A nationalized message runs the risk of sounding dispassionate and disconnected — whether it’s Anderson or Vindman delivering it. Too local a message, and candidates unnecessarily alienate voters on the margins.
Perhaps these troubled waters are pointing to a better way forward.
By some accounts, Americans’ desire to define themselves by party identity has grown sharply over the past 20 years, roughly corresponding to the nationalization of political races.
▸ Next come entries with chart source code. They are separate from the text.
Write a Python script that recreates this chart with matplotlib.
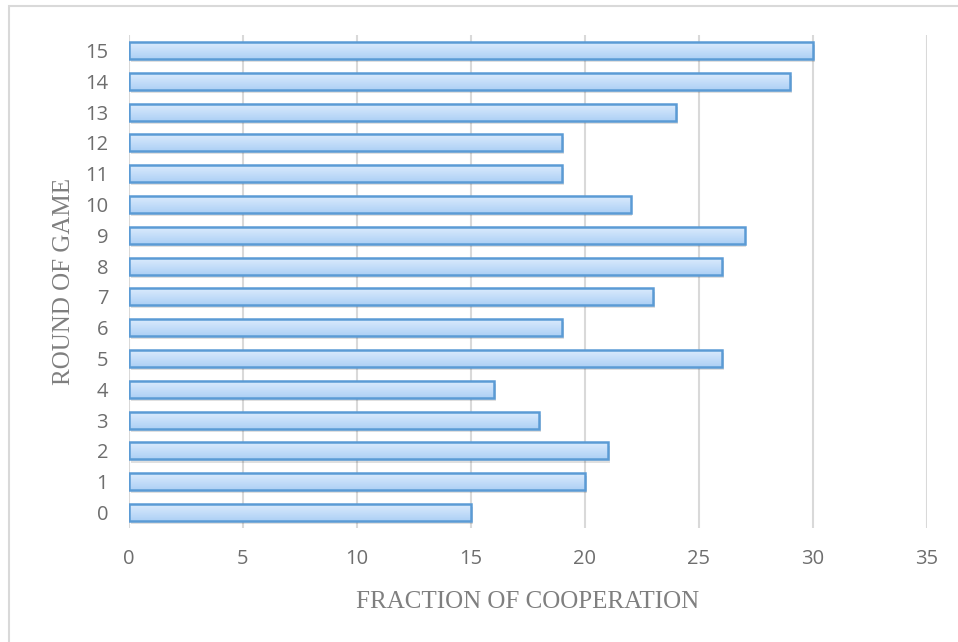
import matplotlib.pyplot as plt
import numpy as np
from matplotlib.patches import Rectangle
from matplotlib.colors import LinearSegmentedColormap

# Data
rounds = list(range(16))
cooperation = [15, 20, 21, 18, 16, 26, 19, 23, 26, 27, 22, 19, 19, 24, 29, 30]
x_ticks = [0, 5, 10, 15, 20, 25, 30, 35]

edge_color = '#5b9bd5'
grad = LinearSegmentedColormap.from_list('bar', ['#add0f5', '#dbebfd'])
bar_h = 0.55

fig = plt.figure(figsize=(9.58, 6.42), dpi=100)
ax = fig.add_axes([129 / 958, 1 - 528 / 642, (927 - 129) / 958, (528 - 35) / 642])

# outer frame (cut off at right and bottom, like the screenshot)
fig.patches.append(Rectangle((9 / 958, -0.1), 1.2, 1 - 6 / 642 + 0.1,
                             transform=fig.transFigure, fill=False,
                             edgecolor='#d9d9d9', lw=1.5))

gradient = np.linspace(0, 1, 64).reshape(-1, 1)
for r, v in zip(rounds, cooperation):
    # soft shadow under each bar
    ax.add_patch(Rectangle((0.08, r - bar_h / 2 - 0.1), v, bar_h,
                           facecolor='#000000', alpha=0.12, lw=0, zorder=2))
    ax.imshow(gradient, cmap=grad, aspect='auto', origin='lower',
              extent=(0, v, r - bar_h / 2, r + bar_h / 2), zorder=3)
    ax.add_patch(Rectangle((0, r - bar_h / 2), v, bar_h, fill=False,
                           edgecolor=edge_color, lw=1.8, zorder=4))

ax.set_xlim(0, 35)
ax.set_ylim(-0.5, 15.5)
ax.set_xticks(x_ticks)
ax.set_yticks(rounds)
ax.xaxis.grid(True, color='#d9d9d9', lw=1.5, zorder=0)
ax.set_axisbelow(True)
for s in ax.spines.values():
    s.set_visible(False)
ax.tick_params(length=0, labelsize=14.5, labelcolor='#6e6e6e')
ax.tick_params(axis='x', pad=15)
ax.tick_params(axis='y', pad=15)
for lab in ax.get_xticklabels() + ax.get_yticklabels():
    lab.set_family('Open Sans')

ax.set_xlabel('FRACTION OF COOPERATION', family='Liberation Serif',
              fontsize=18, color='#7f7f7f', labelpad=16)
ax.set_ylabel('ROUND OF GAME', family='Liberation Serif',
              fontsize=18, color='#7f7f7f', labelpad=7)

fig.savefig('out.png', dpi=100)
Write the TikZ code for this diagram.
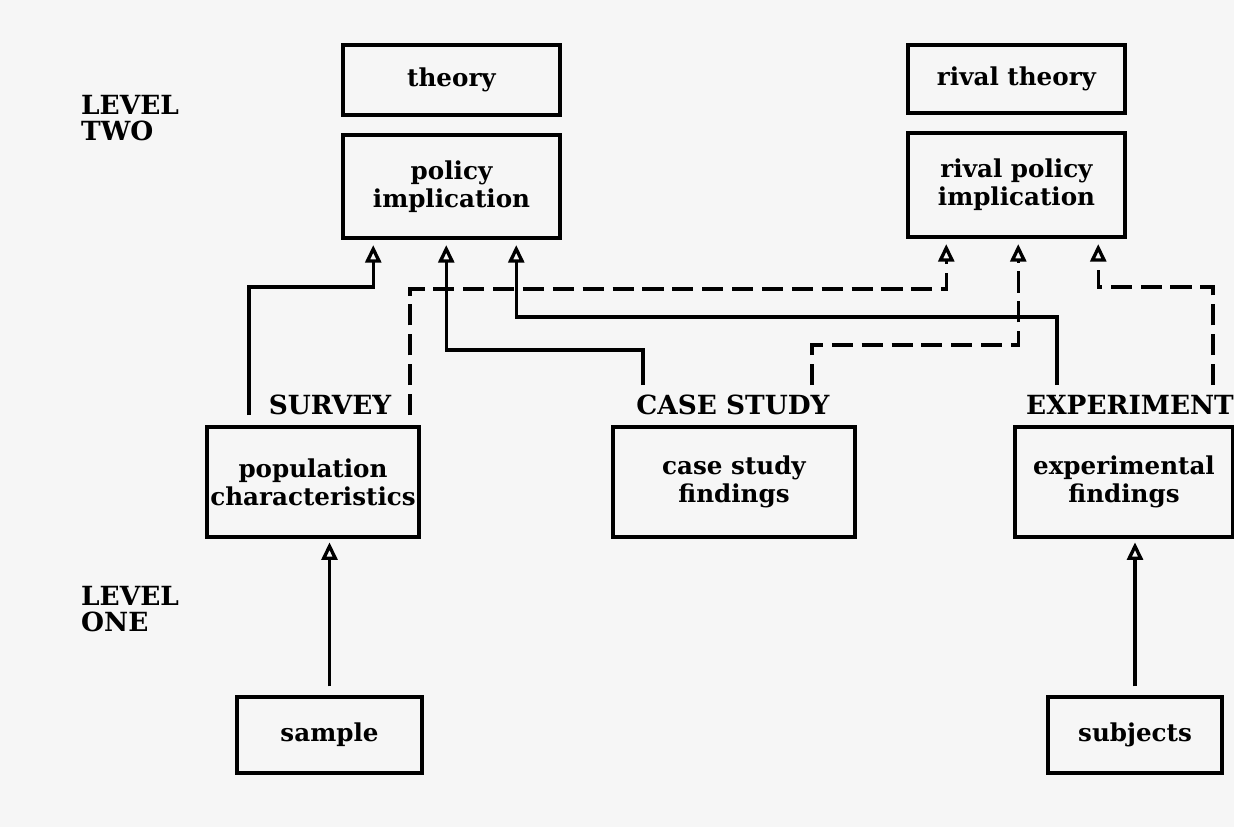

But looked at more broadly, the percentages of people who align themselves to parties has not changed all that much over the past 70 years.
The American National Election Studies (ANES) project out of the University of Michigan has since 1952 been measuring people by “party identification” to assess how strong voters tie themselves to a political party.
It does this by surveying voters and placing them on a 7-point scale: Strong Democrat, Weak Democrat, Independent Democrat, Independent Independent, Independent Republican, Weak Republican, and Strong Republican.
What is so striking about this charting is how consistently since 1952 Americans have been distributed across these categories.
It is true that people identifying as Strong Democrat and Strong Republican have grown since 2012, In 2020, Strong Democrats were 23.3% of people surveyed, the highest number recorded since 1964, and Strong Republicans were 21%, the highest number ever for that cohort, while those voters categorized as Weak Democrats and Weak Republicans has narrowed.
This consistency in political affiliation should be a reminder that appealing to single-issue items and demanding voters fall in line behind one political worldview or another is destined to be unsuccessful.
Looking to two of the most-successful congressional politicians in the 540 over the past several years — Spanberger, Bobby Orrock — it’s easy to see a unifying thread in their approaches, despite the chasm that exists in their political orientations.
Constituent services.
Congressional leaders who recognize the importance of local elections, and don’t lose sight of this during their tenure on Capitol Hill, tend to do better than those who throw themselves into the national debate.
To this point, neither Anderson nor Vindman has clearly defined how they view constituent services and how they would serve the citizens of the 7th.
If local party leaders are right, however, and voters are turning their attention from the national story to the local realities they face, the key to victory in November may well fall to the candidate who can convince voters he’s there to serve them first.